A unos días de su muerte, la última entrevista que concede es durísima. Renoce con pesar una Iglesia cansada y envejecida, con grandes iglesias y casas vacías. Con un aparato burocrático que crece, con ritos y vestidos pomposos. Una Iglesia acomodada en confort, que está obligada a buscar figuras entrañables, como elobispo Romero y los mártires jesuitas de El Salvador. ¿Dónde están los héroes que nos inspiren?, reprocha. En su mensaje póstumo recomienda a la Iglesia: (Debe) reconocer sus errores y tiene que seguir un camino radical de cambio, empezando por el Papa y los obispos. Los escándalos de pedofilia nos empujan a emprender un camino de conversión. Las preguntas sobre la sexualidad y todos los temas relacionados con el cuerpo son un ejemplo... Cabe preguntarse si la gente escucha todavía los consejos de la Iglesia en materia sexual. En este campo, la Iglesia es todavía una autoridad de referencia o sólo una caricatura en los medios. La segunda gran recomendación de Martini: Es la Palabra de Dios. El Concilio Vaticano restituyó la Biblia a los católicos. Sólo la persona que percibe en su corazón esta palabra puede ser parte de quienes ayudarán a la renovación de la Iglesia... Ni los clérigos ni el derecho eclesial podrán sustituir la interioridad del hombre. Tajante, Martini sentencia que la Iglesia sufre un atraso de 200 años y que ahora está invadida por el miedo que suprime el arrojo y el coraje evangélico.

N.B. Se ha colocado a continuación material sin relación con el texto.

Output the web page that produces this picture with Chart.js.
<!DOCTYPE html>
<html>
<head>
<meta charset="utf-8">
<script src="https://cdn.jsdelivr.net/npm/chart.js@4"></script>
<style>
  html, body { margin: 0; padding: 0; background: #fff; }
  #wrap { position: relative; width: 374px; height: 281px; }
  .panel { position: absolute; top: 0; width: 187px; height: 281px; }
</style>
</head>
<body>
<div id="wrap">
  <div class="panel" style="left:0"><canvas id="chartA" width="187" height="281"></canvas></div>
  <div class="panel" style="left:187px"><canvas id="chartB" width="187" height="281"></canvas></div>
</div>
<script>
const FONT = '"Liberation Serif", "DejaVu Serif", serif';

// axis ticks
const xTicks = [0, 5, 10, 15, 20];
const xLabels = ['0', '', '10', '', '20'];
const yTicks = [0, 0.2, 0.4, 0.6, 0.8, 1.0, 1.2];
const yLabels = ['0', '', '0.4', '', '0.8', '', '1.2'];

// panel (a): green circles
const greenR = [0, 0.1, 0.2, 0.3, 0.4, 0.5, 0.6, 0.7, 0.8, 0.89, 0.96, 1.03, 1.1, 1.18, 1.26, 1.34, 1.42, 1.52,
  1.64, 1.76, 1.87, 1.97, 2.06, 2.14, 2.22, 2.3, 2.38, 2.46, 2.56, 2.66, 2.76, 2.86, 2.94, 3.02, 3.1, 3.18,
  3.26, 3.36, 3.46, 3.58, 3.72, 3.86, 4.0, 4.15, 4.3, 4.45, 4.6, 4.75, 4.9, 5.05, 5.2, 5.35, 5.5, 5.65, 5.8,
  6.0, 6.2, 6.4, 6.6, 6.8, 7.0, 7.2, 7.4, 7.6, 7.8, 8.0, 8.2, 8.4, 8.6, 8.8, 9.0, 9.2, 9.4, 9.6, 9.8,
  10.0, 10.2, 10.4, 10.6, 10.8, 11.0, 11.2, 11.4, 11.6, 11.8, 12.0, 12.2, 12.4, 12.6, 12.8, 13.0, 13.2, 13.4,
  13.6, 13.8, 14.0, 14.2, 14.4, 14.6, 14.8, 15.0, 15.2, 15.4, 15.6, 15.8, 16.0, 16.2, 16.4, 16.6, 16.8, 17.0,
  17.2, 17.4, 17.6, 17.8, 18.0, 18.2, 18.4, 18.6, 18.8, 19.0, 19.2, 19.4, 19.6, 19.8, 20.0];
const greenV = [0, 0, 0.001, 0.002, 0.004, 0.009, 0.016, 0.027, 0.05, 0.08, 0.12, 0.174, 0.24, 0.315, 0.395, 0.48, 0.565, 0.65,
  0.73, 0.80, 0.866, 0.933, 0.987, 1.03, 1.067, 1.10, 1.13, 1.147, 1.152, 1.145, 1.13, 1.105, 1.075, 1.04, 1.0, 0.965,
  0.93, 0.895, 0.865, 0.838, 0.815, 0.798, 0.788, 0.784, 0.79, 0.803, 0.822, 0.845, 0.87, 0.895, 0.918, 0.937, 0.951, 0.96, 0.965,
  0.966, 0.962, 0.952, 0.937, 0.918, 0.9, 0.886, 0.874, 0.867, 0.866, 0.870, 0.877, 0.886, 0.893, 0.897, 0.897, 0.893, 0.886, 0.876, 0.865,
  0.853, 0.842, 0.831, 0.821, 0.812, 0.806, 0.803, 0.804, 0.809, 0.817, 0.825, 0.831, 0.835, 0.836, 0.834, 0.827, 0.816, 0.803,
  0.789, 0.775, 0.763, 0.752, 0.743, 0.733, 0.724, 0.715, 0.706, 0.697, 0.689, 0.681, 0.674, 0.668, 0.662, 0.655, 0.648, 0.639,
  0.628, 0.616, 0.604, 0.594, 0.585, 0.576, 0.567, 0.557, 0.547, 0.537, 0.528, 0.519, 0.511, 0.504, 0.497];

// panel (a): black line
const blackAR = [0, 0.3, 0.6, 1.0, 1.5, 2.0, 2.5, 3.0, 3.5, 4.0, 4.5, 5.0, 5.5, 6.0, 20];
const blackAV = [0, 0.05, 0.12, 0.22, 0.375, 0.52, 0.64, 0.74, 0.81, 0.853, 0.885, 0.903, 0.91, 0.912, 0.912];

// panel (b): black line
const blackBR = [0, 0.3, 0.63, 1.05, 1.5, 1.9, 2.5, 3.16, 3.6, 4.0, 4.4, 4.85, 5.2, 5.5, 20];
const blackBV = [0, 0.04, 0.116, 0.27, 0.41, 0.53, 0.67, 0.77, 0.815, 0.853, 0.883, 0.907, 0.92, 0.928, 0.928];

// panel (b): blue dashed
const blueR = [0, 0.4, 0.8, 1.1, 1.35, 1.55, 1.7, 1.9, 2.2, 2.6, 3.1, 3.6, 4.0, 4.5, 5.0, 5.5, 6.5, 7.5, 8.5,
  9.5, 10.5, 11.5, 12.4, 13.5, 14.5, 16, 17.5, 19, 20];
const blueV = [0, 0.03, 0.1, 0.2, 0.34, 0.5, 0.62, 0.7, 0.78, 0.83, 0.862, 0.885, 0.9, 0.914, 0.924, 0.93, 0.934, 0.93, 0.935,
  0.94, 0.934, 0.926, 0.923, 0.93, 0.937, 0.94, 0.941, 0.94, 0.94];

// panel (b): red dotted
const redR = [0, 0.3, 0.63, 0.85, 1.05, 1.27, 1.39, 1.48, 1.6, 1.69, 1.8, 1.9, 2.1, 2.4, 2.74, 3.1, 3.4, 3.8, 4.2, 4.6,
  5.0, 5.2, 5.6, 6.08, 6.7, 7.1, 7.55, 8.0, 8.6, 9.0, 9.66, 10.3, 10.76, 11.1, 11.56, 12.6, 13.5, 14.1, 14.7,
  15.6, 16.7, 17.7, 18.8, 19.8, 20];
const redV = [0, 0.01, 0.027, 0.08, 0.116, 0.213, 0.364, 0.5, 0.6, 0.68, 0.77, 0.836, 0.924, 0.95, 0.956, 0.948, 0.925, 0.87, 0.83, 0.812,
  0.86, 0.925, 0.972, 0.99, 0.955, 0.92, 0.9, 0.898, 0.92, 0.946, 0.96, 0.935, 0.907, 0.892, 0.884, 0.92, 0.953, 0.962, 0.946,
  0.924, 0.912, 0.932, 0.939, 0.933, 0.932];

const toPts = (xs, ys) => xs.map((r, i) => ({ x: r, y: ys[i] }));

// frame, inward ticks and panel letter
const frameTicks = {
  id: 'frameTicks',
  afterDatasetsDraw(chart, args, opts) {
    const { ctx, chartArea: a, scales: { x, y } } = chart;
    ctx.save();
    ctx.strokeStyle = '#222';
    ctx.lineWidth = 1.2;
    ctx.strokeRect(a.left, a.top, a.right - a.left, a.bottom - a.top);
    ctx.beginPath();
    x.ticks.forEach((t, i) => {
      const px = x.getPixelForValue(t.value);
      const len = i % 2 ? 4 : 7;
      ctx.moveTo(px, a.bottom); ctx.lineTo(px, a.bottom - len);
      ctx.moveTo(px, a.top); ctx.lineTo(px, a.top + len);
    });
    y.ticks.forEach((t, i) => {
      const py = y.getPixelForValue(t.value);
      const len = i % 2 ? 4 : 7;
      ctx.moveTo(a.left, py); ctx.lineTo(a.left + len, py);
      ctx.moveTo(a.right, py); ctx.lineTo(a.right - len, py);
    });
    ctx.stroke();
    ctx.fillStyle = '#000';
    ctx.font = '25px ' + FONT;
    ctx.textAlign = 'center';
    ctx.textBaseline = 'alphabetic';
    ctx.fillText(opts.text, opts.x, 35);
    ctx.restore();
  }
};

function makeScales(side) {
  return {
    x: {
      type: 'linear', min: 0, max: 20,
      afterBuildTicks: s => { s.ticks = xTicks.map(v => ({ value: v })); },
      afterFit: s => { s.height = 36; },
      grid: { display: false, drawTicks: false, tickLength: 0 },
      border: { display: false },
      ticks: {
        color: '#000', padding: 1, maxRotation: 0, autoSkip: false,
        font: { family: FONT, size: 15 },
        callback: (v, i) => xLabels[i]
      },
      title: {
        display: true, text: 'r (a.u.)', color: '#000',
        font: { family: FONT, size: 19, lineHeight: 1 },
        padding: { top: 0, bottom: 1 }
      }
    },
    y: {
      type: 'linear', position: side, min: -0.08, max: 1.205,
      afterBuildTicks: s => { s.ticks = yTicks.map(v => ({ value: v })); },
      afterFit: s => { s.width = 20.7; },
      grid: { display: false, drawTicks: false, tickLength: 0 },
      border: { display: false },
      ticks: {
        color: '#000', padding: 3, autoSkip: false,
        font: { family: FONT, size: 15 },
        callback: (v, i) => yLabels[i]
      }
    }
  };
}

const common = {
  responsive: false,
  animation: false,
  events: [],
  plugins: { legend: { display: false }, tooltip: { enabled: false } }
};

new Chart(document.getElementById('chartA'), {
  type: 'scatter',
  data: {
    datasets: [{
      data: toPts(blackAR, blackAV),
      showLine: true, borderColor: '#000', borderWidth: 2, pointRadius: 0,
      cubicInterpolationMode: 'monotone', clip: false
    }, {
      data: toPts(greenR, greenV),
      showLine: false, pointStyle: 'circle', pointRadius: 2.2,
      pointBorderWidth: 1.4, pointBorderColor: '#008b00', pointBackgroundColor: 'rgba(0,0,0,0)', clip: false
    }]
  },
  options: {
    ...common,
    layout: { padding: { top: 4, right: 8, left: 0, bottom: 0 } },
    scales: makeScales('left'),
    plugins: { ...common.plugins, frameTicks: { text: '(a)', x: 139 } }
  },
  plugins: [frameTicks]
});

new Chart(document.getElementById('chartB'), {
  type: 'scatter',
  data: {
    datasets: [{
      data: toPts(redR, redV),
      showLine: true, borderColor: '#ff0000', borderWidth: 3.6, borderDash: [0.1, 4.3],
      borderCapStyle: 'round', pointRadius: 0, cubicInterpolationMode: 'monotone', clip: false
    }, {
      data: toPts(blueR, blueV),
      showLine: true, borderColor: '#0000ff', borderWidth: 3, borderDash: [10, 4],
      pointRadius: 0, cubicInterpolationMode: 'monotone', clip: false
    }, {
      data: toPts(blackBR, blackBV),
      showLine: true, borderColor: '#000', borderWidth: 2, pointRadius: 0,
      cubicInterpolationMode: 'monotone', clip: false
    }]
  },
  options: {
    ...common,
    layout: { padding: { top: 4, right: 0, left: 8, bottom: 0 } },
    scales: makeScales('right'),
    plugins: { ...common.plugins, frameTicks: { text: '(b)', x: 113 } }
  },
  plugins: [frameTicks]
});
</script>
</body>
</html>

Gran verdad en las últimas palabras de Martini. La Iglesia debe dejar de ser egocéntrica para ser fermento en la sociedad. El temor y la fe son irreconciliables. Por ello debemos comprender el mensaje final de Carlo María Martini, quien llama a luchar a través de una cuestión fundamental para la Iglesia: su rezago autista frente a las preocupaciones, vida cotidiana y expectativas de los hombres y las mujeres de hoy.